A noter que l'on a un autre plat du même type dans la cuisine Viet, et je me rappelle l'avoir souvent préparé pendant l'été avec ma mère. Il s'agit du Dua Chau ou Dua Mang. (le mot important étant le Dua qui se prononce Ye en Vietnamien). On découpe les légumes (carottes, navets, choux, etc.) et on les laisse sécher au soleil. Puis on les conserve dans du Nuoc Mam, du sucre, de l'ail, du vinaigre, etc. J'en ferai très bientôt et j'en posterai la recette. Mais pour l'heure, voici restituée la recette de ces légumes fermentés aux pieds de porc.

Ingrédients

  • Un sachet (700gr) de Yiu Chai, qui est un légume chinois apparenté à du jeune chou. On le distingue à ses fleurs jaunes et à ses tiges épaisses
  • 1 cas de sel
  • 4 gousses d'ail
  • 10 tiges de jeunes oignons découpés en tronçons de 5 cm.
  • 1 boule de riz gluant (pour la fermentation)
  • 2 pieds de porc (antérieurs). Les pieds postérieurs sont trop gras (si si, je vous assure que les bouchers font la différence et qu'ils ne vous riront pas au nez)
  • 1 quart de boule de chou
  • 1 morceau de jeune gingembre (l'équivalent d'un sucre en morceau au moment du service)
  • 1 piment rouge (toujours au moment du service)

Préparation

  • Bien laver les légumes et les essorer
  • Les disposer sur un plateau, et les faire sécher une journée au soleil
  • Idem pour les feuilles de chou
  • Le soir, découper les feuilles en lamelles de 1cm de large. Découper les tiges en tronçons d'un cm de hauteur. Les disposer dans un récipient fermant hermétiquement à la base assez large.
  • Ajouter alors une cas de sel, et ajouter de l'eau jusqu'à recouvrir les feuilles. Un verre devrait suffire.
  • Ajouter alors l'équivalent d'une boulette de riz gluant cuit. Si celui-ci n'est pas cuit, il suffit de mettre un verre d'eau à bouillir, d'y ajouter une cas de riz gluant, et de faire cuire jusqu'à ce que le riz soit bien pâteux. C'est le riz gluant qui va déclencher la fermentation.

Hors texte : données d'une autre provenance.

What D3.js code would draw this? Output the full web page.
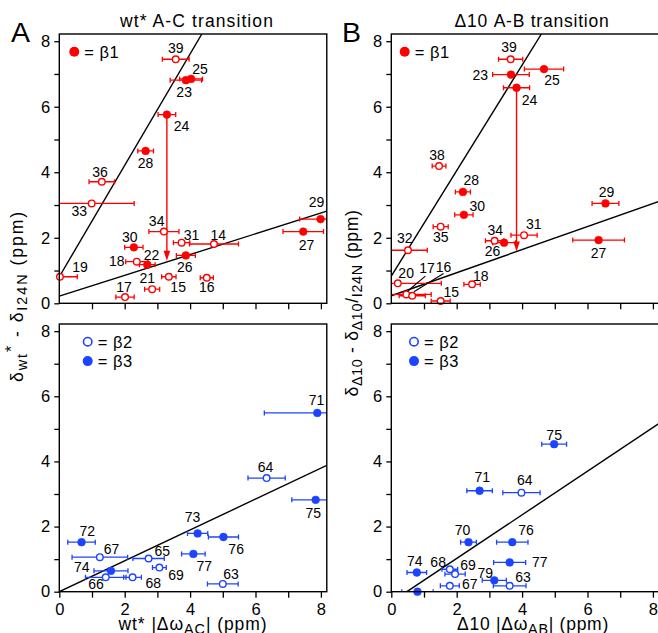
<!DOCTYPE html>
<html><head><meta charset="utf-8">
<script src="https://cdn.jsdelivr.net/npm/d3@7"></script>
<style>
body{margin:0;background:#fff}
svg{display:block}
text{font-family:"Liberation Sans",Arial,Helvetica,sans-serif;fill:#000}
</style>
</head><body><svg id="c" width="658" height="633"></svg>
<script>
// ---- data: [residue, |Δω| (ppm), Δδ (ppm), x error, open(1)/filled(0)] ----
const wtBeta1 = [
 [39,3.56,7.45,0.41,1],[25,4.03,6.85,0.35,0],[23,3.87,6.81,0.48,0],[24,3.29,5.76,0.27,0],
 [28,2.64,4.65,0.24,0],[36,1.30,3.71,0.39,1],[33,0.99,3.05,1.30,1],[34,3.20,2.19,0.46,1],
 [31,3.74,1.85,0.25,1],[14,4.73,1.81,0.75,1],[30,2.28,1.71,0.28,0],[18,2.37,1.27,0.34,1],
 [22,2.69,1.18,0.24,0],[26,3.87,1.46,0.29,0],[19,0.02,0.81,0.53,1],[21,2.84,0.43,0.23,1],
 [15,3.35,0.81,0.22,1],[16,4.51,0.78,0.20,1],[17,2.01,0.19,0.28,1],[29,7.99,2.57,0.64,0],
 [27,7.46,2.19,0.62,0]
];
const wtBeta23 = [
 [71,7.89,5.49,1.62,0],[64,6.34,3.49,0.57,1],[75,7.84,2.82,0.73,0],[73,4.23,1.79,0.31,0],
 [76,5.02,1.68,0.46,0],[77,4.10,1.16,0.36,0],[72,0.68,1.52,0.42,0],[67,1.24,1.06,0.85,1],
 [65,2.73,1.02,0.48,1],[69,3.06,0.74,0.21,1],[74,1.58,0.64,0.52,0],[66,1.42,0.44,0.62,1],
 [68,2.24,0.44,0.27,1],[63,5.00,0.24,0.47,1]
];
const d10Beta1 = [
 [39,3.65,7.45,0.37,1],[23,3.66,6.98,0.56,0],[25,4.67,7.15,0.60,0],[24,3.83,6.58,0.40,0],
 [38,1.46,4.19,0.21,1],[28,2.19,3.40,0.23,0],[30,2.22,2.70,0.28,0],[35,1.51,2.34,0.23,1],
 [32,0.51,1.62,0.59,1],[34,3.16,1.91,0.28,1],[26,3.45,1.85,0.35,0],[31,4.06,2.08,0.40,1],
 [29,6.55,3.05,0.41,0],[27,6.34,1.93,0.79,0],[20,0.20,0.61,1.33,1],[17,0.46,0.27,0.76,1],
 [16,0.64,0.23,0.40,1],[15,1.51,0.07,0.29,1],[18,2.47,0.58,0.25,1]
];
const d10Beta23 = [
 [75,4.98,4.53,0.38,0],[71,2.70,3.10,0.39,0],[64,3.98,3.04,0.57,1],[70,2.36,1.52,0.24,0],
 [76,3.70,1.52,0.48,0],[77,3.62,0.90,0.49,0],[74,0.78,0.59,0.30,0],[68,1.79,0.69,0.24,1],
 [69,1.95,0.54,0.31,1],[79,3.15,0.35,0.37,0],[63,3.62,0.18,0.50,1],[67,1.79,0.18,0.29,1],
 [null,0.80,0.00,0.48,0]
];
// fit lines: [slope, intercept]
const wtBeta1Fits = [[1.70,0.81],[0.317,0.22]];
const wtBeta23Fits = [[0.474,0.0]];
const d10Beta1Fits = [[1.61,0.83],[0.352,0.23]];
const d10Beta23Fits = [[0.67,-0.32]];
// arrows: [x, from y, to y]
const wtArrow = [3.29,5.76,1.30];
const d10Arrow = [3.83,6.58,1.58];
// axis ticks
const tickValues = [0,1,2,3,4,5,6,7,8];
const tickLabels = ["0","","2","","4","","6","","8"];

// ---- label layout (pixel offsets from the point) ----
const wtBeta1Lab = [[0,-11.3],[9,-10.3],[-1.7,12],[14.7,11.7],[0,11.7],[-1.7,-10],[-12.3,7.7],[-7.3,-10.7],
 [10,-7.7],[4.3,-9],[-4,-10.7],[-20,-1],[4.3,-9.7],[-1,11.3],[20,-10],[-5,-11],[9.3,10.7],[0,9],[-1,-9.7],
 [-4,-17.3],[3.3,13.7]];
const wtBeta23Lab = [[-0.7,-12.7],[-1,-11],[-2.3,12.7],[-5,-16.3],[12.7,12],[11,12],[5.7,-11.3],[11.7,-8],
 [13.7,-7],[16.7,7.3],[-29.3,-3.7],[-9.7,7],[20.7,5.3],[8.3,-10.3]];
const d10Beta1Lab = [[-1.7,-12],[-30.7,0.7],[8,11],[13,12.3],[-2,-11],[8.3,-12],[13.3,-9],[0,10.7],[-3.3,-12],
 [0.7,-10.7],[-11.7,8],[9.7,-11],[1,-11],[0,13.3],[8.3,-10.7],[20.7,-26],[31.3,-29],[10.7,-9.3],[8.7,-8.3]];
const d10Beta23Lab = [[0,-9.3],[2.7,-13.7],[3.3,-12.3],[-6,-11.7],[13.7,-11.7],[30,0],[-2,-11.7],[-11.7,-7.7],
 [13,-9.3],[-9,-7.7],[13.3,-8.7],[20,-1.7],[0,0]];
// leader lines for crowded labels (residue -> [x1,y1,x2,y2] offsets)
const d10Leaders = {17:[19,-18.3,1.7,-3.7], 16:[31.3,-22.3,1.7,-4]};

const RED = "#ff0000", BLUE = "#1c44ff";
const FONT = "'Liberation Sans',Arial,Helvetica,sans-serif";
const svg = d3.select("#c");
const XMAX = 8.18, YMAX = 8.22, PXU = 32.7;

let clipN = 0;
function panel(cfg){
  const x = d3.scaleLinear().domain([0,XMAX]).range([cfg.x0, cfg.x0 + XMAX*PXU]);
  const y = d3.scaleLinear().domain([0,YMAX]).range([cfg.yb, cfg.yt]);
  const g = svg.append("g");
  const cid = "clip"+(clipN++);
  g.append("clipPath").attr("id",cid).append("rect")
    .attr("x",x(0)).attr("y",y(YMAX)).attr("width",x(XMAX)-x(0)).attr("height",y(0)-y(YMAX));
  // axes
  const ya = g.append("g").attr("transform",`translate(${x(0)},0)`)
    .call(d3.axisLeft(y).tickValues(tickValues).tickSize(5).tickPadding(4).tickFormat((d,i)=>tickLabels[i]));
  const xa = g.append("g").attr("transform",`translate(0,${y(0)})`)
    .call(d3.axisBottom(x).tickValues(cfg.xLabels ? tickValues : tickValues.slice(1)).tickSize(6).tickPadding(5.3)
      .tickFormat((d,i)=> cfg.xLabels ? tickLabels[i] : ""));
  [ya,xa].forEach(a=>{
    a.select(".domain").remove();
    a.selectAll("line").attr("stroke","#000").attr("stroke-width",1.3);
    a.selectAll("text").attr("font-size",16.5).attr("font-family",FONT).attr("fill","#000");
    a.attr("font-family",FONT);
  });
  const plot = g.append("g");
  const clipped = plot.append("g").attr("clip-path",`url(#${cid})`);
  // fit lines
  cfg.fits.forEach(([m,b])=>{
    const xs = Math.max(0, -b/m), xe = Math.min(XMAX, (YMAX-b)/m);
    clipped.append("line").attr("x1",x(xs)).attr("y1",y(m*xs+b)).attr("x2",x(xe)).attr("y2",y(m*xe+b))
      .attr("stroke","#000").attr("stroke-width",1.4);
  });
  // arrow
  if(cfg.arrow){
    const [ax,y1,y2] = cfg.arrow;
    const tx = x(ax), ty = y(y2);
    plot.append("line").attr("x1",tx).attr("y1",y(y1)).attr("x2",tx).attr("y2",ty-6)
      .attr("stroke",cfg.color).attr("stroke-width",1.4);
    plot.append("path").attr("d",`M${tx},${ty}L${tx-3.3},${ty-10}L${tx+3.3},${ty-10}Z`).attr("fill",cfg.color);
  }
  // error bars
  cfg.data.forEach(d=>{
    const [r,vx,vy,e] = d;
    const eg = clipped.append("g").attr("stroke",cfg.color).attr("stroke-width",1.3);
    eg.append("line").attr("x1",x(vx-e)).attr("x2",x(vx+e)).attr("y1",y(vy)).attr("y2",y(vy));
    [vx-e,vx+e].forEach(v=>eg.append("line").attr("x1",x(v)).attr("x2",x(v)).attr("y1",y(vy)-2.5).attr("y2",y(vy)+2.5));
  });
  // markers
  cfg.data.forEach(d=>{
    const [r,vx,vy,e,open] = d;
    plot.append("circle").attr("cx",x(vx)).attr("cy",y(vy)).attr("r",open?3.3:3.9)
      .attr("fill",open?"#fff":cfg.color).attr("stroke",cfg.color).attr("stroke-width",open?1.4:0.5);
  });
  // labels
  cfg.data.forEach((d,i)=>{
    const [r,vx,vy] = d;
    if(r===null) return;
    const [dx,dy] = cfg.labels[i];
    const px = x(vx), py = y(vy);
    plot.append("text").attr("x",px+dx).attr("y",py+dy+5).attr("text-anchor","middle")
      .attr("font-size",14).attr("font-family",FONT).text(r);
    if(cfg.leaders && cfg.leaders[r]){
      const L = cfg.leaders[r];
      plot.append("line").attr("x1",px+L[0]).attr("y1",py+L[1]).attr("x2",px+L[2]).attr("y2",py+L[3])
        .attr("stroke","#000").attr("stroke-width",1.1);
    }
  });
  // frame
  g.append("rect").attr("x",x(0)).attr("y",y(YMAX)).attr("width",x(XMAX)-x(0)).attr("height",y(0)-y(YMAX))
    .attr("fill","none").attr("stroke","#000").attr("stroke-width",1.4);
  // legend
  cfg.legend.forEach((L,i)=>{
    const ly = cfg.yt + 17.7 + i*19.4;
    const lx = x(0) + cfg.legDx;
    g.append("circle").attr("cx",lx).attr("cy",ly).attr("r",L.open?4.2:5)
      .attr("fill",L.open?"#fff":cfg.color).attr("stroke",cfg.color).attr("stroke-width",L.open?1.6:0);
    g.append("text").attr("x",lx+10).attr("y",ly+5.8).attr("font-size",16.5).attr("font-family",FONT)
      .attr("letter-spacing",0.5).text(L.text);
  });
  return {x,y};
}

panel({x0:59.3, yt:34, yb:303.3, data:wtBeta1, labels:wtBeta1Lab, fits:wtBeta1Fits, arrow:wtArrow, color:RED,
  xLabels:false, legDx:15, legend:[{open:0,text:"= β1"}]});
panel({x0:59.3, yt:324, yb:591.7, data:wtBeta23, labels:wtBeta23Lab, fits:wtBeta23Fits, color:BLUE,
  xLabels:true, legDx:28.4, legend:[{open:1,text:"= β2"},{open:0,text:"= β3"}]});
panel({x0:391.3, yt:34, yb:303.3, data:d10Beta1, labels:d10Beta1Lab, fits:d10Beta1Fits, arrow:d10Arrow, color:RED,
  xLabels:false, legDx:13.4, leaders:d10Leaders, legend:[{open:0,text:"= β1"}]});
panel({x0:391.3, yt:324, yb:591.7, data:d10Beta23, labels:d10Beta23Lab, fits:d10Beta23Fits, color:BLUE,
  xLabels:true, legDx:22.7, legend:[{open:1,text:"= β2"},{open:0,text:"= β3"}]});

// stretch a text to a target width with letter spacing (reference type is set wide)
function fitWidth(sel, target){
  const n = sel.text().length;
  const len = sel.node().getComputedTextLength();
  const ls = Math.max(0,(target-len)/n);
  sel.attr("letter-spacing", ls.toFixed(2));
  return sel;
}
function txt(x,y,size,t,anchor){ return svg.append("text").attr("x",x).attr("y",y).attr("font-size",size)
  .attr("font-family",FONT).attr("text-anchor",anchor||"middle").text(t); }
fitWidth(txt(197,27,17.5,"wt* A-C transition"),154);
fitWidth(txt(532,27,17.5,"Δ10 A-B transition"),155);
txt(11,42,28.5,"A","start");
txt(342,42,28.5,"B","start");

// rich text helper: parts [text, "n"|"sub"|"sup"]
function rich(sel, parts, size){
  parts.forEach(([t,k])=>{
    const ts = sel.append("tspan").text(t);
    if(k==="sub") ts.attr("font-size",size*0.82).attr("baseline-shift","-28%");
    else if(k==="sup") ts.attr("font-size",size*0.9).attr("baseline-shift","35%");
  });
  return sel;
}
const ylab1 = svg.append("text").attr("transform","translate(23,296) rotate(-90)").attr("text-anchor","middle")
  .attr("font-size",17.5).attr("font-family",FONT);
fitWidth(rich(ylab1,[["δ","n"],["wt","sub"],["*","sup"],[" - δ","n"],["I24N","sub"],[" (ppm)","n"]],17.5),172);
const ylab2 = svg.append("text").attr("transform","translate(358,303) rotate(-90)").attr("text-anchor","middle")
  .attr("font-size",17.5).attr("font-family",FONT);
fitWidth(rich(ylab2,[["δ","n"],["Δ10","sub"],[" - δ","n"],["Δ10","sub"],["/","n"],["I24N","sub"],[" (ppm)","n"]],17.5),187);
const xlab1 = svg.append("text").attr("x",193).attr("y",630).attr("text-anchor","middle").attr("font-size",17.5).attr("font-family",FONT);
fitWidth(rich(xlab1,[["wt* |Δω","n"],["AC","sub"],["| (ppm)","n"]],17.5),149);
const xlab2 = svg.append("text").attr("x",533).attr("y",630).attr("text-anchor","middle").attr("font-size",17.5).attr("font-family",FONT);
fitWidth(rich(xlab2,[["Δ10 |Δω","n"],["AB","sub"],["| (ppm)","n"]],17.5),152);
</script>
</body></html>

  • Laver et découper les jeunes oignons en tronçons de 5 cm et les ajouter au mélange
  • Hacher les trois grosses gousses d'ail et les ajouter au mélange. Bien malaxer, puis fermer le couvercle et laisser fermenter deux ou trois jours à température ambiante.
  • Trois jours plus tard, bien nettoyer les pieds de porc et veiller à ne pas laisser dessus de poils drus. On pourra éventuellement les brûler sur une flamme.

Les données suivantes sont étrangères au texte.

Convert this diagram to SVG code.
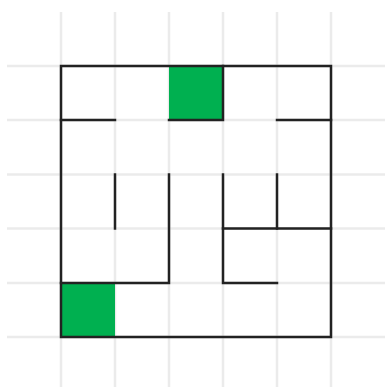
<svg xmlns="http://www.w3.org/2000/svg" width="385" height="387" viewBox="0 0 385 387">
<style>
.grid line{stroke:#ebebeb;stroke-width:2.5}
.cell{fill:#00b050}
.wall{stroke:#222;stroke-width:2.5;fill:none;stroke-linecap:square;stroke-linejoin:miter}
</style>
<rect width="385" height="387" fill="#fff"/>
<g class="grid" id="grid">
<line x1="61" y1="12" x2="61" y2="391"/>
<line x1="115" y1="12" x2="115" y2="391"/>
<line x1="169" y1="12" x2="169" y2="391"/>
<line x1="223" y1="12" x2="223" y2="391"/>
<line x1="277" y1="12" x2="277" y2="391"/>
<line x1="331" y1="12" x2="331" y2="391"/>
<line x1="7" y1="66" x2="385" y2="66"/>
<line x1="7" y1="120" x2="385" y2="120"/>
<line x1="7" y1="174.5" x2="385" y2="174.5"/>
<line x1="7" y1="228.5" x2="385" y2="228.5"/>
<line x1="7" y1="283" x2="385" y2="283"/>
<line x1="7" y1="337" x2="385" y2="337"/>
</g>
<g id="start"><rect class="cell" x="169" y="66" width="54" height="54"/></g>
<g id="goal"><rect class="cell" x="61" y="283" width="54" height="54"/></g>
<g id="walls" class="wall">
<rect x="61" y="66" width="270" height="271"/>
<path d="M61 120H115"/>
<path d="M169 120H223V66"/>
<path d="M277 120H331"/>
<path d="M115 174.5V228.5"/>
<path d="M169 174.5V283H61"/>
<path d="M277 283H223V174.5"/>
<path d="M277 174.5V228.5"/>
<path d="M223 228.5H331"/>
</g>
</svg>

  • Les faire bouillir une bonne heure à feu fort, puis les sortir et en extraire le gras et le cartilage. Découper le tout en petites bandelettes.

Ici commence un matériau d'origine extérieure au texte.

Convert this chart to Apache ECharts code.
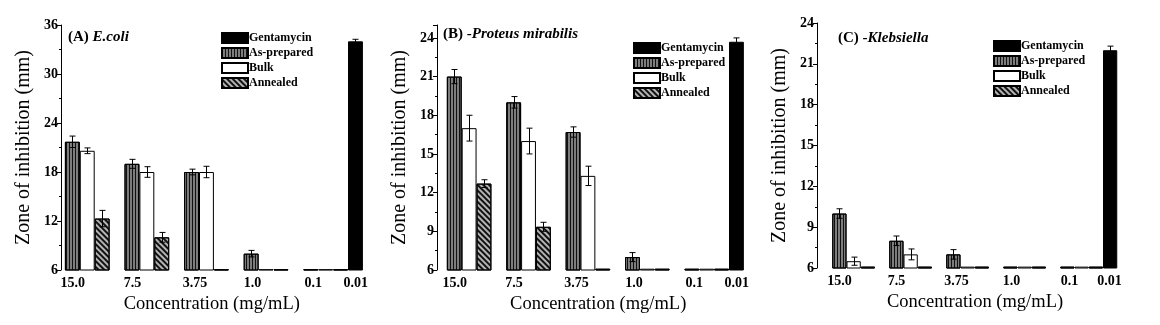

  • Ouvrir le récipient hermétique, et ajouter les pieds de porc. Bien malaxer, corriger l'assaisonnement et refermer hermétiquement. Conserver toujours à température ambiante
  • On peut commencer à déguster le plat dans la demi-journée qui suit, mais le mieux est d'attendre encore une journée.
  • Dès que la fermentation vous convient, il faut conserver le mélange au frigo, ce qui ralentira le processus.
  • Pour le service, prendre un cube de gingembre (jeune) et le hacher finement.
  • Hacher grossièrement un piment rouge, et extraire l'équivalent d'un bol. Ajouter le piment et le gingembre, bien mélanger, et servir.
  • Ce plat accompagne les repas Lao, et est donc servi avec du riz gluant ou du riz parfumé.